A bienal anozero 2017 fechou ontem as suas portas. Se existiam dúvidas de que havia em Coimbra a paixão e o talento para transformar o impossível em possível, as dúvidas deixaram de existir. Curiosamente, a transformação ocorreu na parte da cidade onde consta que aconteceu o milagre das rosas. Que fazer agora? Dizia-nos Torga, um poeta de Coimbra, mas também do mundo, no seu poema Confiança, que “o que é bonito neste mundo, e anima, é que na vindima de cada sonho fica a cepa a sonhar outra aventura”.

A bienal e os seus artistas mostraram a Coimbra o que Coimbra poderia ser, se quisesse. E fizeram-no, não em abstrato, no campo das ideias ou das equações, mas com as mãos, sobre a matéria prima de um imenso edifício para o qual a cidade não tinha destino. Mostraram, num esboço carregado de sentidos, daqueles que só os artistas conseguem imaginar, que é possível curar e reparar grandes coisas. E mostraram que a cura e a reparação podem ser belas e encher a alma.

Que fazer agora? Vamos deixar fechar as portas do convento e esquecê-lo para sempre? Ou vamos aceitar o desafio, prosseguir a cura, repará-lo, restitui-lo à cidade e projetá-lo para o mundo? Seguindo a inspiração de Torga, que aventura vamos sonhar?
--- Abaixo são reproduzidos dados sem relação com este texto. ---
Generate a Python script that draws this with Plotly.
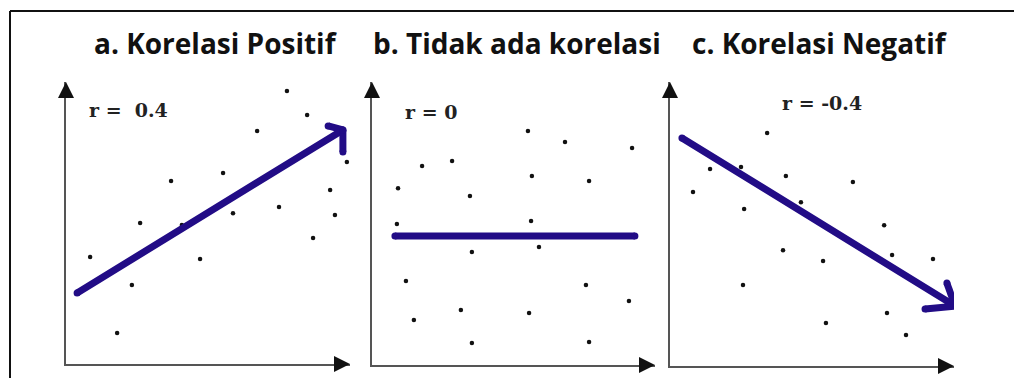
import plotly.graph_objects as go

W, H = 1014, 378

titles = ["a. Korelasi Positif", "b. Tidak ada korelasi", "c. Korelasi Negatif"]
r_labels = ["r =  0.4", "r = 0", "r = -0.4"]

# scatter points per panel (axis units 0-100)
a_x = [77.8, 84.9, 67.3, 98.9, 37.0, 55.3, 93.0, 26.1, 40.8, 58.8, 75.0, 94.7, 87.0, 8.5, 47.2, 23.2, 18.0]
a_y = [96.8, 88.3, 82.6, 71.6, 64.9, 67.7, 61.7, 50.0, 49.3, 53.5, 55.7, 52.8, 44.7, 37.9, 37.2, 28.0, 11.0]

b_x = [55.1, 68.2, 91.9, 17.7, 28.3, 56.5, 76.7, 9.2, 34.6, 8.8, 56.2, 35.3, 59.0, 12.0, 75.6, 90.8, 14.8, 31.4, 55.5, 35.3, 76.7]
b_y = [82.7, 78.8, 76.7, 70.3, 72.1, 66.8, 65.0, 62.5, 59.7, 49.8, 50.9, 39.9, 41.7, 29.7, 28.3, 22.6, 15.9, 19.4, 18.4, 7.8, 8.1]

c_x = [34.2, 14.1, 25.0, 40.8, 64.4, 8.1, 46.1, 26.1, 75.4, 39.8, 53.9, 78.2, 92.6, 25.7, 76.4, 54.9, 83.1]
c_y = [82.0, 69.4, 70.1, 66.9, 64.8, 61.3, 57.7, 55.3, 49.6, 40.8, 37.0, 39.1, 37.7, 28.5, 18.7, 15.1, 10.9]

# trend arrows: start, tip, barb1, tip, barb2 (None = break)
a_line_x = [3.9, 97.5, 92.3, None, 97.5, 97.5]
a_line_y = [25.2, 83.0, 84.4, None, 83.0, 75.2]
b_line_x = [8.1, 92.9]
b_line_y = [45.6, 45.6]
c_line_x = [4.2, 100.4, 89.8, None, 100.4, 97.5]
c_line_y = [80.3, 21.1, 20.1, None, 21.1, 29.2]

# r-label positions (axis units)
r_pos = [(7.4, 90.1), (11.0, 89.4), (38.7, 92.6)]
title_x = [216, 517, 820]

# panel domains in pixels: (left, right, bottom, top)
panels = [(66, 350, 364, 82), (372, 655, 365, 82), (670, 954, 366, 82)]

pts = [(a_x, a_y), (b_x, b_y), (c_x, c_y)]
lines = [(a_line_x, a_line_y), (b_line_x, b_line_y), (c_line_x, c_line_y)]

LINE_COLOR = "#220c86"

fig = go.Figure()
layout = dict(
    width=W, height=H,
    margin=dict(l=0, r=0, t=0, b=0),
    paper_bgcolor="white", plot_bgcolor="white",
    showlegend=False,
)
annotations = []
shapes = []

for i, ((px, py), (lx, ly), (l, r, b, t)) in enumerate(zip(pts, lines, panels)):
    sfx = "" if i == 0 else str(i + 1)
    xa, ya = "x" + sfx, "y" + sfx
    fig.add_trace(go.Scatter(x=px, y=py, mode="markers", xaxis=xa, yaxis=ya,
                             marker=dict(size=4.5, color="#111"), cliponaxis=False,
                             hoverinfo="skip"))
    fig.add_trace(go.Scatter(x=lx, y=ly, mode="lines+markers", xaxis=xa, yaxis=ya,
                             line=dict(color=LINE_COLOR, width=7),
                             marker=dict(size=7, color=LINE_COLOR, line=dict(width=0)),
                             cliponaxis=False, hoverinfo="skip"))
    axcommon = dict(range=[0, 100], showgrid=False, zeroline=False, showticklabels=False,
                    ticks="", showline=True, linecolor="#555", linewidth=2, fixedrange=True)
    layout["xaxis" + sfx] = dict(domain=[l / W, r / W], anchor=ya, **axcommon)
    layout["yaxis" + sfx] = dict(domain=[1 - b / H, 1 - t / H], anchor=xa, **axcommon)
    # axis arrowheads
    annotations.append(dict(x=100, y=0, ax=94, ay=0, xref=xa, yref=ya, axref=xa, ayref=ya,
                            showarrow=True, arrowhead=2, arrowsize=1.6, arrowwidth=2,
                            arrowcolor="#111", text=""))
    annotations.append(dict(x=0, y=100, ax=0, ay=94, xref=xa, yref=ya, axref=xa, ayref=ya,
                            showarrow=True, arrowhead=2, arrowsize=1.6, arrowwidth=2,
                            arrowcolor="#111", text=""))
    # r label
    annotations.append(dict(x=r_pos[i][0], y=r_pos[i][1], xref=xa, yref=ya, xanchor="left",
                            yanchor="middle", showarrow=False, text="<b>" + r_labels[i] + "</b>",
                            font=dict(family="DejaVu Serif", size=19, color="#222")))
    # title
    annotations.append(dict(x=title_x[i] / W, y=1 - 43 / H, xref="paper", yref="paper",
                            xanchor="center", yanchor="middle", showarrow=False,
                            text="<b>" + titles[i] + "</b>",
                            font=dict(family="Open Sans", size=28, color="#111")))

shapes.append(dict(type="line", xref="paper", yref="paper", x0=10 / W, x1=1,
                   y0=1 - 11 / H, y1=1 - 11 / H, line=dict(color="#111", width=2)))
shapes.append(dict(type="line", xref="paper", yref="paper", x0=10 / W, x1=10 / W,
                   y0=0, y1=1 - 11 / H, line=dict(color="#111", width=2)))

layout["annotations"] = annotations
layout["shapes"] = shapes
fig.update_layout(**layout)
fig.write_html("out.html", config={"displayModeBar": False},
               post_script="document.body.style.margin='0';document.body.style.overflow='hidden';")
O meu sonho era ver o convento transformado numa Cidade Criativa, ou, se quiserem, numa incubadora de indústrias criativas. Um espaço onde artistas, músicos, escritores, atores, cineastas, designers, jornalistas de nova geração e também criadores das áreas tecnológicas se agrupassem e recombinassem, montassem as suas atividades e as tornassem visíveis, sustentáveis e únicas.

Está hoje provado que a criatividade é, acima de tudo, um fenómeno social. Gera-se criatividade onde já fervilha a criatividade. As cidades renascentistas são um bom exemplo. Como seria o mundo, hoje, se não tivessem existido as cidades renascentistas?

Porque não convidar criativos de todo o mundo para se juntarem aos nossos criativos na Cidade Criativa de Santa Clara-a-Nova, uma cidade renascentista do século XXI? Ainda por cima num país e numa urbe com tantos atrativos.

A imensidão do convento oferece espaço para instalar os criativos, com as suas oficinas, estúdios, lojas e negócios, espaço para organizar exposições, feiras e festivais e espaços para acolher renovadamente a Bienal anozero, num convento que renasceu com ela e graças a ela.

Claro que a Cidade Criativa teria de ter uma pequena infraestrutura de organização, gestão, estratégia, imagem e aconselhamento das suas unidades para a sustentabilidade e valorização da sua presença no mercado e no mundo, e esse seria mais um desafio lançado à criatividade coletiva.

Regressemos então ao poema de Torga, agora na sua inteireza: “O que é bonito neste mundo, e anima, é que na vindima de cada sonho fica a cepa a sonhar outra aventura e a doçura que se não prova se transfigura, noutra muito mais nova e muito mais pura”. Poderemos sonhar essa aventura?